### Your instructions
Set down each line of the data below exactly as it stands, dropping the pictures.

### Material
☆ ☆ ☆ ☆
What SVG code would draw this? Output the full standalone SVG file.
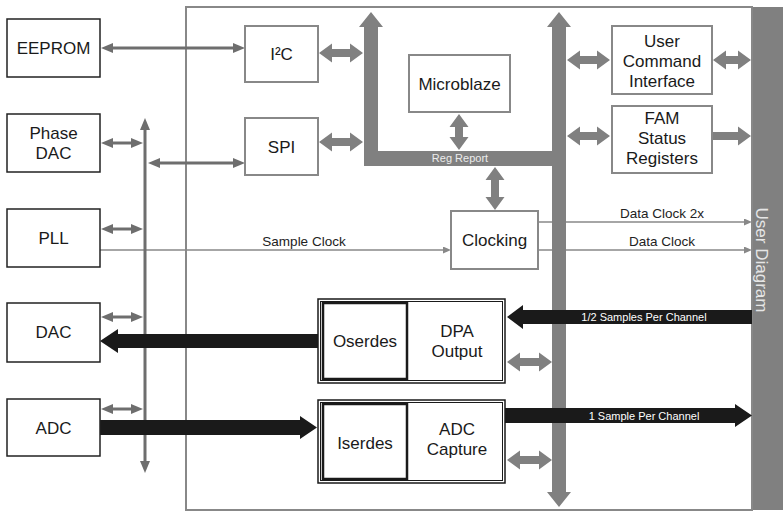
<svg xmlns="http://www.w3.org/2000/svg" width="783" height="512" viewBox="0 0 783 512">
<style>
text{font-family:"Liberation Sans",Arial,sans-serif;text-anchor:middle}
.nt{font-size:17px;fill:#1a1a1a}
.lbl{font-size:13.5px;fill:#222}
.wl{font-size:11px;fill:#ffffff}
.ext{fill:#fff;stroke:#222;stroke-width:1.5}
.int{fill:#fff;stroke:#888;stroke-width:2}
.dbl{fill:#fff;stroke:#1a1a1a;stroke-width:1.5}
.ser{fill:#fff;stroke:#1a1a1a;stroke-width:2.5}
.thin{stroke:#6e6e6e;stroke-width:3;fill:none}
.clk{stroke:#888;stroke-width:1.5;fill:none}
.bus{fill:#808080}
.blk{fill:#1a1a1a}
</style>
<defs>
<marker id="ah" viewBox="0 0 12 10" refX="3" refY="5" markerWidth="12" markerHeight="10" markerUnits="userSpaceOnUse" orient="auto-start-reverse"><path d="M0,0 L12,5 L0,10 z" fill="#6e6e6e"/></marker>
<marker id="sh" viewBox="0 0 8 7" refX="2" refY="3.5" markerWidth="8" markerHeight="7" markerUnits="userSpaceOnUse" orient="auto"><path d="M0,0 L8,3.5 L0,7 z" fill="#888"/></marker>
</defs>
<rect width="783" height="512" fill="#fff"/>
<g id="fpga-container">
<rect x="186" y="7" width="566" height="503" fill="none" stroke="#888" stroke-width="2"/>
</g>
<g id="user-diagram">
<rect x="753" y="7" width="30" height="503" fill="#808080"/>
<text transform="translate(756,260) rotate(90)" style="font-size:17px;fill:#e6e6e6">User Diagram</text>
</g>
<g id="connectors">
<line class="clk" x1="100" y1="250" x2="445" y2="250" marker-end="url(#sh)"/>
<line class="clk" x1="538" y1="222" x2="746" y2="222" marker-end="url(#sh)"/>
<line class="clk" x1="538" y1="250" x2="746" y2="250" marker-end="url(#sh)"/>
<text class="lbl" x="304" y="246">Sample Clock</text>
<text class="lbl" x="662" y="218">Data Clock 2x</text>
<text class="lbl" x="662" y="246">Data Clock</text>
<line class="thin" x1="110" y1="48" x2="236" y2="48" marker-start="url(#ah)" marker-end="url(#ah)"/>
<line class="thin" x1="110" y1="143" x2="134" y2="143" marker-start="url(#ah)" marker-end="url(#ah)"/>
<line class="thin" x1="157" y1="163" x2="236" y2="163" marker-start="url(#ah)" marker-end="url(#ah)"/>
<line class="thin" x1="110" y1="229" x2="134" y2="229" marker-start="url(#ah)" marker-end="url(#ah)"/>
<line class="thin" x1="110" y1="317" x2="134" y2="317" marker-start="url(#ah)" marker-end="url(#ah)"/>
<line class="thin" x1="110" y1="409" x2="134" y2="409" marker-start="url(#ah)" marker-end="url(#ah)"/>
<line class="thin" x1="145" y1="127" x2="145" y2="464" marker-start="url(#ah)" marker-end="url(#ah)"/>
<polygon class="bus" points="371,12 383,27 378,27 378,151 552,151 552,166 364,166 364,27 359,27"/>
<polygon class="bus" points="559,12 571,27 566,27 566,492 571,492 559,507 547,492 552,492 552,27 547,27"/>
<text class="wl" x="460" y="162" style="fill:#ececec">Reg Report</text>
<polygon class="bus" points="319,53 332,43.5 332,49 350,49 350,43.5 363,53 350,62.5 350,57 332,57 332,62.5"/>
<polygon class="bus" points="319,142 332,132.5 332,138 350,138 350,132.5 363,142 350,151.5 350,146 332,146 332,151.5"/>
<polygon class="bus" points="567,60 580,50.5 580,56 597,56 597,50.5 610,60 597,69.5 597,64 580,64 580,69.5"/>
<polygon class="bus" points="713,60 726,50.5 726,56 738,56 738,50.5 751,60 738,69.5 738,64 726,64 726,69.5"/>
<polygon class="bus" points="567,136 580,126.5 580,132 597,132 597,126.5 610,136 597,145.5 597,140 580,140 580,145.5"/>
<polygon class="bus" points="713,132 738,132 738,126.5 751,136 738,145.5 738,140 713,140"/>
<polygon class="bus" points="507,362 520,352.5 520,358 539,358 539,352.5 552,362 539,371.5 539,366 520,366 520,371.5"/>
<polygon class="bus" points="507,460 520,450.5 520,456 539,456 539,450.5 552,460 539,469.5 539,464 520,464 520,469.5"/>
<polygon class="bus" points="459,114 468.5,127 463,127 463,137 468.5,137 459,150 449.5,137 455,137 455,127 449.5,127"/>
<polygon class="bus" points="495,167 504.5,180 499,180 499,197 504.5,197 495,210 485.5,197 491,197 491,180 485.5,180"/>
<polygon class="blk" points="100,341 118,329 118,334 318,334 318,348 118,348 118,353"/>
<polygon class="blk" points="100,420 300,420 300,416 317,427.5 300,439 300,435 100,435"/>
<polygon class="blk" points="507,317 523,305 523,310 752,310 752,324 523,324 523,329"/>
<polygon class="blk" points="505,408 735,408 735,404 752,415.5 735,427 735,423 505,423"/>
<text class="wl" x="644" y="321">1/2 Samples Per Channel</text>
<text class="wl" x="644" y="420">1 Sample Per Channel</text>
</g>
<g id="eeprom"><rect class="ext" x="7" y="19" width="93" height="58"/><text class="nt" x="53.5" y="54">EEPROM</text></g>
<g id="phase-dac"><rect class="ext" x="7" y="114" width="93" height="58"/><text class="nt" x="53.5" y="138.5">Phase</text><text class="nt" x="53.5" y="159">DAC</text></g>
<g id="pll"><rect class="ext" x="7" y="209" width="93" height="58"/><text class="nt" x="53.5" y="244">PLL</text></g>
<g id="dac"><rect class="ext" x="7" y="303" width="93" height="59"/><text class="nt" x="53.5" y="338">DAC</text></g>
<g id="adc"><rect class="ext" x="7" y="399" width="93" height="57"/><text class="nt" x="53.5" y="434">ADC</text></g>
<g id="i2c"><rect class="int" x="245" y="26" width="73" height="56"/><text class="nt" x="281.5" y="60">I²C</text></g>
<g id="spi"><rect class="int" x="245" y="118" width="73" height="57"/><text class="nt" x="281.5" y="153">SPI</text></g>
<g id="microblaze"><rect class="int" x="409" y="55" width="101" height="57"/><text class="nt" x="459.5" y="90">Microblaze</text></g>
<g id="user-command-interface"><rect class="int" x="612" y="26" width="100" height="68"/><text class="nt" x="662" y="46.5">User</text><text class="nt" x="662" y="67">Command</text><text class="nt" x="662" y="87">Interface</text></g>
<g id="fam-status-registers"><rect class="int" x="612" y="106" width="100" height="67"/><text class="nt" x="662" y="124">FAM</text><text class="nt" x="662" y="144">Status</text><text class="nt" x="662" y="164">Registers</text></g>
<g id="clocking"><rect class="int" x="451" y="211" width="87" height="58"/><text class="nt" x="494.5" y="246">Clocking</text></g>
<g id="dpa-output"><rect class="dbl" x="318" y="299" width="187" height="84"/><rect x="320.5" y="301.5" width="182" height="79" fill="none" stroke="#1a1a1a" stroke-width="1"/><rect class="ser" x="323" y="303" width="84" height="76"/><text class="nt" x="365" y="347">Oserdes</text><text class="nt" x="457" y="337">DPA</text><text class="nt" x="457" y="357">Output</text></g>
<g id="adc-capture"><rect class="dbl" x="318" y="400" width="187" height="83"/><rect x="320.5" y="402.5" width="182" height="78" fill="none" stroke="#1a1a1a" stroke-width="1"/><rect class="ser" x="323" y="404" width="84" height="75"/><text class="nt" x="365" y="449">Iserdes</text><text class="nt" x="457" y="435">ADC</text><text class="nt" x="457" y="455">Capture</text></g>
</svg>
☆ ☆ ☆ ☆
### Result of the exercise
What SVG code would draw this? Output the full standalone SVG file.
<svg xmlns="http://www.w3.org/2000/svg" width="783" height="512" viewBox="0 0 783 512">
<style>
text{font-family:"Liberation Sans",Arial,sans-serif;text-anchor:middle}
.nt{font-size:17px;fill:#1a1a1a}
.lbl{font-size:13.5px;fill:#222}
.wl{font-size:11px;fill:#ffffff}
.ext{fill:#fff;stroke:#222;stroke-width:1.5}
.int{fill:#fff;stroke:#888;stroke-width:2}
.dbl{fill:#fff;stroke:#1a1a1a;stroke-width:1.5}
.ser{fill:#fff;stroke:#1a1a1a;stroke-width:2.5}
.thin{stroke:#6e6e6e;stroke-width:3;fill:none}
.clk{stroke:#888;stroke-width:1.5;fill:none}
.bus{fill:#808080}
.blk{fill:#1a1a1a}
</style>
<defs>
<marker id="ah" viewBox="0 0 12 10" refX="3" refY="5" markerWidth="12" markerHeight="10" markerUnits="userSpaceOnUse" orient="auto-start-reverse"><path d="M0,0 L12,5 L0,10 z" fill="#6e6e6e"/></marker>
<marker id="sh" viewBox="0 0 8 7" refX="2" refY="3.5" markerWidth="8" markerHeight="7" markerUnits="userSpaceOnUse" orient="auto"><path d="M0,0 L8,3.5 L0,7 z" fill="#888"/></marker>
</defs>
<rect width="783" height="512" fill="#fff"/>
<g id="fpga-container">
<rect x="186" y="7" width="566" height="503" fill="none" stroke="#888" stroke-width="2"/>
</g>
<g id="user-diagram">
<rect x="753" y="7" width="30" height="503" fill="#808080"/>
<text transform="translate(756,260) rotate(90)" style="font-size:17px;fill:#e6e6e6">User Diagram</text>
</g>
<g id="connectors">
<line class="clk" x1="100" y1="250" x2="445" y2="250" marker-end="url(#sh)"/>
<line class="clk" x1="538" y1="222" x2="746" y2="222" marker-end="url(#sh)"/>
<line class="clk" x1="538" y1="250" x2="746" y2="250" marker-end="url(#sh)"/>
<text class="lbl" x="304" y="246">Sample Clock</text>
<text class="lbl" x="662" y="218">Data Clock 2x</text>
<text class="lbl" x="662" y="246">Data Clock</text>
<line class="thin" x1="110" y1="48" x2="236" y2="48" marker-start="url(#ah)" marker-end="url(#ah)"/>
<line class="thin" x1="110" y1="143" x2="134" y2="143" marker-start="url(#ah)" marker-end="url(#ah)"/>
<line class="thin" x1="157" y1="163" x2="236" y2="163" marker-start="url(#ah)" marker-end="url(#ah)"/>
<line class="thin" x1="110" y1="229" x2="134" y2="229" marker-start="url(#ah)" marker-end="url(#ah)"/>
<line class="thin" x1="110" y1="317" x2="134" y2="317" marker-start="url(#ah)" marker-end="url(#ah)"/>
<line class="thin" x1="110" y1="409" x2="134" y2="409" marker-start="url(#ah)" marker-end="url(#ah)"/>
<line class="thin" x1="145" y1="127" x2="145" y2="464" marker-start="url(#ah)" marker-end="url(#ah)"/>
<polygon class="bus" points="371,12 383,27 378,27 378,151 552,151 552,166 364,166 364,27 359,27"/>
<polygon class="bus" points="559,12 571,27 566,27 566,492 571,492 559,507 547,492 552,492 552,27 547,27"/>
<text class="wl" x="460" y="162" style="fill:#ececec">Reg Report</text>
<polygon class="bus" points="319,53 332,43.5 332,49 350,49 350,43.5 363,53 350,62.5 350,57 332,57 332,62.5"/>
<polygon class="bus" points="319,142 332,132.5 332,138 350,138 350,132.5 363,142 350,151.5 350,146 332,146 332,151.5"/>
<polygon class="bus" points="567,60 580,50.5 580,56 597,56 597,50.5 610,60 597,69.5 597,64 580,64 580,69.5"/>
<polygon class="bus" points="713,60 726,50.5 726,56 738,56 738,50.5 751,60 738,69.5 738,64 726,64 726,69.5"/>
<polygon class="bus" points="567,136 580,126.5 580,132 597,132 597,126.5 610,136 597,145.5 597,140 580,140 580,145.5"/>
<polygon class="bus" points="713,132 738,132 738,126.5 751,136 738,145.5 738,140 713,140"/>
<polygon class="bus" points="507,362 520,352.5 520,358 539,358 539,352.5 552,362 539,371.5 539,366 520,366 520,371.5"/>
<polygon class="bus" points="507,460 520,450.5 520,456 539,456 539,450.5 552,460 539,469.5 539,464 520,464 520,469.5"/>
<polygon class="bus" points="459,114 468.5,127 463,127 463,137 468.5,137 459,150 449.5,137 455,137 455,127 449.5,127"/>
<polygon class="bus" points="495,167 504.5,180 499,180 499,197 504.5,197 495,210 485.5,197 491,197 491,180 485.5,180"/>
<polygon class="blk" points="100,341 118,329 118,334 318,334 318,348 118,348 118,353"/>
<polygon class="blk" points="100,420 300,420 300,416 317,427.5 300,439 300,435 100,435"/>
<polygon class="blk" points="507,317 523,305 523,310 752,310 752,324 523,324 523,329"/>
<polygon class="blk" points="505,408 735,408 735,404 752,415.5 735,427 735,423 505,423"/>
<text class="wl" x="644" y="321">1/2 Samples Per Channel</text>
<text class="wl" x="644" y="420">1 Sample Per Channel</text>
</g>
<g id="eeprom"><rect class="ext" x="7" y="19" width="93" height="58"/><text class="nt" x="53.5" y="54">EEPROM</text></g>
<g id="phase-dac"><rect class="ext" x="7" y="114" width="93" height="58"/><text class="nt" x="53.5" y="138.5">Phase</text><text class="nt" x="53.5" y="159">DAC</text></g>
<g id="pll"><rect class="ext" x="7" y="209" width="93" height="58"/><text class="nt" x="53.5" y="244">PLL</text></g>
<g id="dac"><rect class="ext" x="7" y="303" width="93" height="59"/><text class="nt" x="53.5" y="338">DAC</text></g>
<g id="adc"><rect class="ext" x="7" y="399" width="93" height="57"/><text class="nt" x="53.5" y="434">ADC</text></g>
<g id="i2c"><rect class="int" x="245" y="26" width="73" height="56"/><text class="nt" x="281.5" y="60">I²C</text></g>
<g id="spi"><rect class="int" x="245" y="118" width="73" height="57"/><text class="nt" x="281.5" y="153">SPI</text></g>
<g id="microblaze"><rect class="int" x="409" y="55" width="101" height="57"/><text class="nt" x="459.5" y="90">Microblaze</text></g>
<g id="user-command-interface"><rect class="int" x="612" y="26" width="100" height="68"/><text class="nt" x="662" y="46.5">User</text><text class="nt" x="662" y="67">Command</text><text class="nt" x="662" y="87">Interface</text></g>
<g id="fam-status-registers"><rect class="int" x="612" y="106" width="100" height="67"/><text class="nt" x="662" y="124">FAM</text><text class="nt" x="662" y="144">Status</text><text class="nt" x="662" y="164">Registers</text></g>
<g id="clocking"><rect class="int" x="451" y="211" width="87" height="58"/><text class="nt" x="494.5" y="246">Clocking</text></g>
<g id="dpa-output"><rect class="dbl" x="318" y="299" width="187" height="84"/><rect x="320.5" y="301.5" width="182" height="79" fill="none" stroke="#1a1a1a" stroke-width="1"/><rect class="ser" x="323" y="303" width="84" height="76"/><text class="nt" x="365" y="347">Oserdes</text><text class="nt" x="457" y="337">DPA</text><text class="nt" x="457" y="357">Output</text></g>
<g id="adc-capture"><rect class="dbl" x="318" y="400" width="187" height="83"/><rect x="320.5" y="402.5" width="182" height="78" fill="none" stroke="#1a1a1a" stroke-width="1"/><rect class="ser" x="323" y="404" width="84" height="75"/><text class="nt" x="365" y="449">Iserdes</text><text class="nt" x="457" y="435">ADC</text><text class="nt" x="457" y="455">Capture</text></g>
</svg>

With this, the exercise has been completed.